Melansir data Refinitiv, rupiah sebenarnya menguat tipis 0,03% ke Rp 14.510/US$. tetapi setelahnya berbalik melemah hingga 0,24% ke Rp 14.550/US$. Posisi rupiah membaik, berada di level Rp 14.535/US$, melemah 0,14% pada pukul 12:18 WIB.
Rupiah sudah mencatat rekor buruk tidak pernah menguat dalam 9 pekan beruntun minggu lalu, terpanjang sejak September 2015 saat melemah 11 pekan beruntun. Pada minggu lalu, rupiah mengakhiri perdagangan di Rp 14.560/US$, jika rupiah pada hari ini berakhir di level tersebut, maka rekor buruk akan bertambah menjadi 10 pekan.
Namun, rupiah berpeluang menghentikan rekor buruk tersebut melihat pergerakannya di pasar non-deliverable forward (NDF) yang siang ini lebih kuat ketimbang beberapa saat sebelum pembukaan perdagangan pagi tadi.

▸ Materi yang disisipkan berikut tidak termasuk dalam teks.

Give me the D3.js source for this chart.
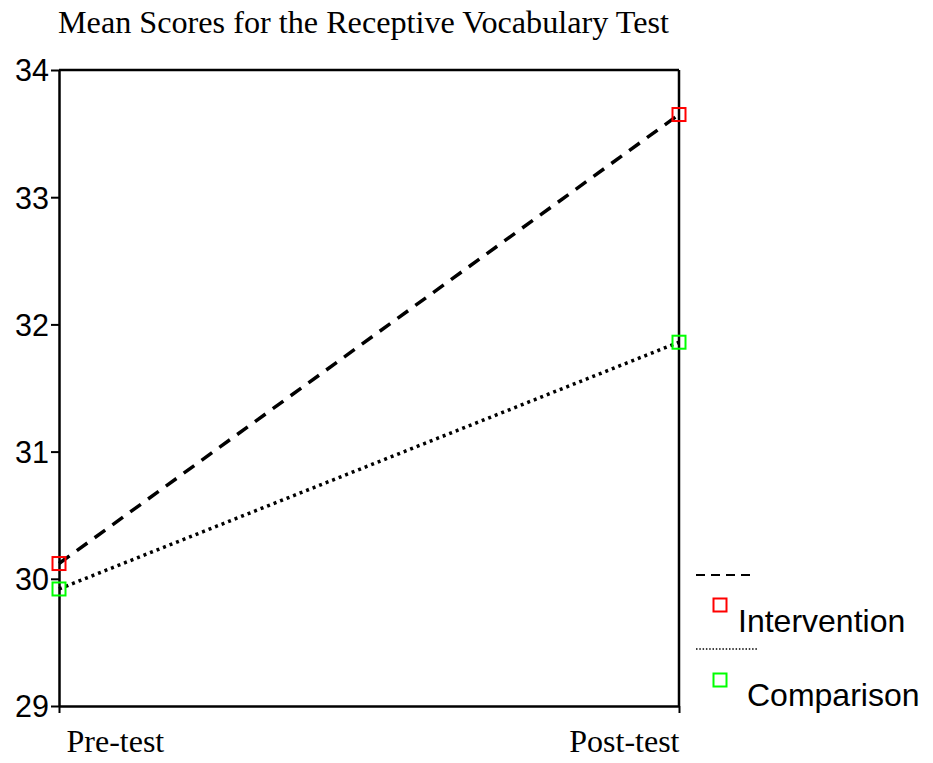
<!DOCTYPE html>
<html>
<head>
<meta charset="utf-8">
<script src="https://cdn.jsdelivr.net/npm/d3@7"></script>
<style>
  html, body { margin: 0; padding: 0; background: #fff; }
  svg { display: block; }
</style>
</head>
<body>
<svg id="chart" width="933" height="763"></svg>
<script>
// ---- data ----
const categories = ["Pre-test", "Post-test"];
const seriesNames = ["Intervention", "Comparison"];
const interventionValues = [30.12, 33.65];
const comparisonValues = [29.92, 31.86];
const yTicks = [29, 30, 31, 32, 33, 34];
const titleText = "Mean Scores for the Receptive Vocabulary Test";

(function () {
const series = [
  { name: seriesNames[0], values: interventionValues, color: "#ff0000", dash: "13,9", lw: 3.5, legendDash: "9,6", legendLw: 2, legendEnd: 753 },
  { name: seriesNames[1], values: comparisonValues, color: "#00ff00", dash: "3,4", lw: 3.5, legendDash: "1.5,1.8", legendLw: 1.5, legendEnd: 757 }
];

const svg = d3.select("#chart");
const pLeft = 59, pRight = 679, pTop = 70, pBottom = 706;
const axisW = 2.5;

const x = d3.scalePoint().domain(categories).range([pLeft, pRight]).padding(0);
const y = d3.scaleLinear().domain([29, 34]).range([pBottom, pTop]);

// title
svg.append("text")
  .attr("x", 58).attr("y", 33)
  .attr("font-family", "'Liberation Serif', 'Times New Roman', serif")
  .attr("font-size", 32.2)
  .attr("fill", "#000")
  .text(titleText);

// frame (top + right)
svg.append("line").attr("x1", pLeft).attr("x2", pRight).attr("y1", pTop).attr("y2", pTop)
  .attr("stroke", "#000").attr("stroke-width", axisW);
svg.append("line").attr("x1", pRight).attr("x2", pRight).attr("y1", pTop).attr("y2", pBottom)
  .attr("stroke", "#000").attr("stroke-width", axisW);

// y axis
const yAxis = svg.append("g")
  .attr("transform", `translate(${pLeft},0)`)
  .call(d3.axisLeft(y).tickValues(yTicks).tickSize(8).tickPadding(2).tickSizeOuter(0).tickFormat(d3.format("d")));
yAxis.select(".domain").attr("stroke", "#000").attr("stroke-width", axisW);
yAxis.selectAll(".tick line").attr("stroke", "#000").attr("stroke-width", 2);
yAxis.selectAll(".tick text")
  .attr("font-family", "'Liberation Sans', Arial, sans-serif")
  .attr("font-size", 30.5)
  .attr("fill", "#000")
  .attr("dy", "0.36em");

// x axis
const xAxis = svg.append("g")
  .attr("transform", `translate(0,${pBottom})`)
  .call(d3.axisBottom(x).tickSize(7).tickSizeOuter(0));
xAxis.select(".domain").attr("stroke", "#000").attr("stroke-width", axisW);
xAxis.selectAll(".tick line").attr("stroke", "#000").attr("stroke-width", 2);
xAxis.selectAll(".tick text")
  .attr("font-family", "'Liberation Serif', 'Times New Roman', serif")
  .attr("font-size", 32)
  .attr("fill", "#000")
  .attr("y", 46).attr("dy", 0)
  .attr("text-anchor", (d, i) => i === 0 ? "start" : "end")
  .attr("x", (d, i) => i === 0 ? 7 : 0);

// lines
const line = d3.line().x((d, i) => x(categories[i])).y(d => y(d));
series.forEach(s => {
  svg.append("path")
    .datum(s.values)
    .attr("d", line)
    .attr("fill", "none")
    .attr("stroke", "#000")
    .attr("stroke-width", s.lw)
    .attr("stroke-dasharray", s.dash);
});

// markers
const ms = 13;
series.forEach(s => {
  svg.selectAll(null)
    .data(s.values)
    .enter().append("rect")
    .attr("x", (d, i) => x(categories[i]) - ms / 2)
    .attr("y", d => y(d) - ms / 2)
    .attr("width", ms).attr("height", ms)
    .attr("fill", "none")
    .attr("stroke", s.color)
    .attr("stroke-width", 2);
});

// legend
const legendLineY = [575, 649];
const legendBoxY = [605, 680];
const legendTextX = [738, 747];
const legendTextY = [632, 706];
series.forEach((s, i) => {
  svg.append("line")
    .attr("x1", 696).attr("x2", s.legendEnd)
    .attr("y1", legendLineY[i]).attr("y2", legendLineY[i])
    .attr("stroke", "#000")
    .attr("stroke-width", s.legendLw)
    .attr("stroke-dasharray", s.legendDash);
  svg.append("rect")
    .attr("x", 720 - 6.5).attr("y", legendBoxY[i] - 6.5)
    .attr("width", 13).attr("height", 13)
    .attr("fill", "none").attr("stroke", s.color).attr("stroke-width", 2);
  svg.append("text")
    .attr("x", legendTextX[i]).attr("y", legendTextY[i])
    .attr("font-family", "'Liberation Sans', Arial, sans-serif")
    .attr("font-size", 32)
    .attr("fill", "#000")
    .text(s.name);
});
})();
</script>
</body>
</html>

NDF adalah instrumen yang memperdagangkan mata uang dalam jangka waktu tertentu dengan patokan kurs tertentu pula. Pasar NDF belum ada di Indonesia, hanya tersedia di pusat-pusat keuangan internasional seperti Singapura, Hong Kong, New York, atau London.

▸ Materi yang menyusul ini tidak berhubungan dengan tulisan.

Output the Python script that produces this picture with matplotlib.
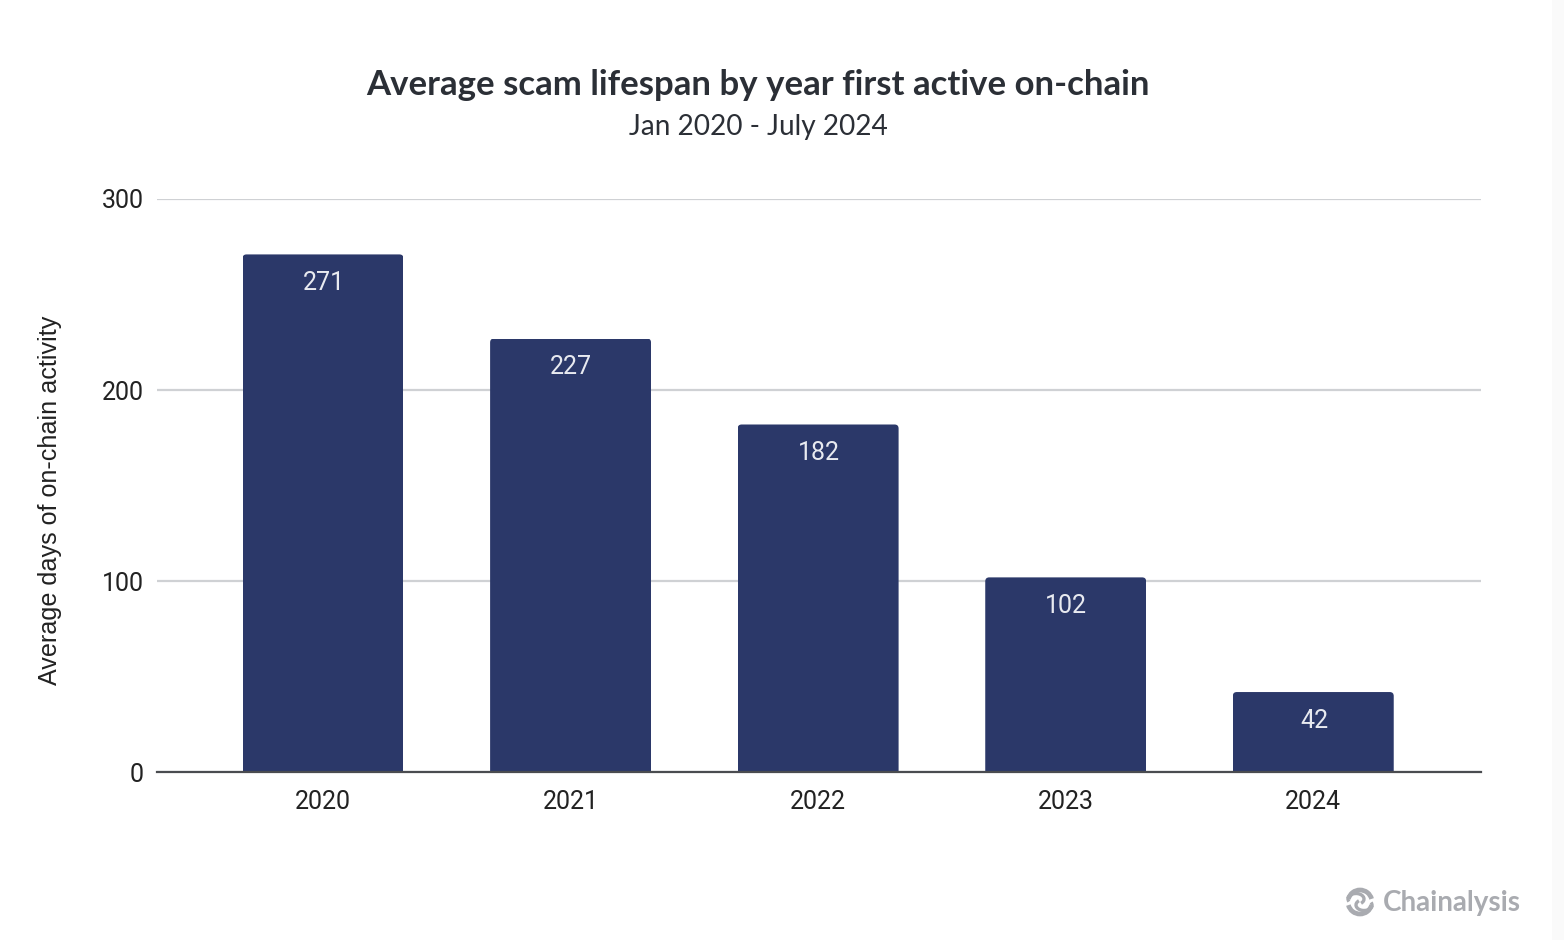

Pasar NDF seringkali mempengaruhi psikologis pembentukan harga di pasar spot. Oleh karena itu, kurs di NDF tidak jarang diikuti oleh pasar spot.
Sentimen pelaku pasar yang kurang bagus memberikan tekanan bagi rupiah pada hari ini. Setelah proyeksi pertumbuhan ekonomi Indonesia dipangkas, kini peringkat surat utang belum mendapat kenaikan.
Dana Moneter International (International Monetary Fund/IMF) menurunkan proyeksi pertumbuhan ekonomi Indonesia di tahun ini menjadi 4,3%, dibandingkan proyeksi yang diberikan bulan Januari lalu sebesar 4,8%. Pada bulan Oktober tahun lalu, IMF bahkan memproyeksikan produk domestik bruto (PDB) Indonesia akan melesat 6,1%.
Kemudian Bank Indonesia (BI) Selasa lalu mengumumkan mempertahankan suku bunga acuan 3,5%. Namun, BI menurunkan proyeksi produk domestik bruto (PDB) tahun ini menjadi 4,1-5,1% dari sebelumnya 4,3-5,3%.
Sementara itu, lembaga pemeringkat global yang berbasis di New York AS, Standard and Poor’s (S&P) masih mempertahankan prospek atau outlook “negatif” atas surat utang Indonesia dengan rating BBB pada 22 April 2021.
Peringkat surat utang Indonesia diturunkan menjadi “negatif” dari sebelumnya “stabil” pada 17 April 2020 lalu.
Berdasarkan laporan resmi S&P dikutip Jumat pagi (23/4), lembaga rating ini menyatakan bahwa peringkat Indonesia dipertahankan pada level BBB (Investment Grade) karena prospek pertumbuhan ekonomi yang kuat dan rekam jejak kebijakan yang berhati-hati yang tetap ditempuh otoritas.
Pada sisi lain, S&P juga menyatakan bahwa risiko fiskal dan risiko eksternal terkait pandemi Covid-19 perlu menjadi perhatian.
S&P memperkirakan perbaikan pertumbuhan ekonomi Indonesia akan terakselerasi pada 2022 seiring percepatan program vaksinasi dan normalisasi aktivitas ekonomi secara bertahap.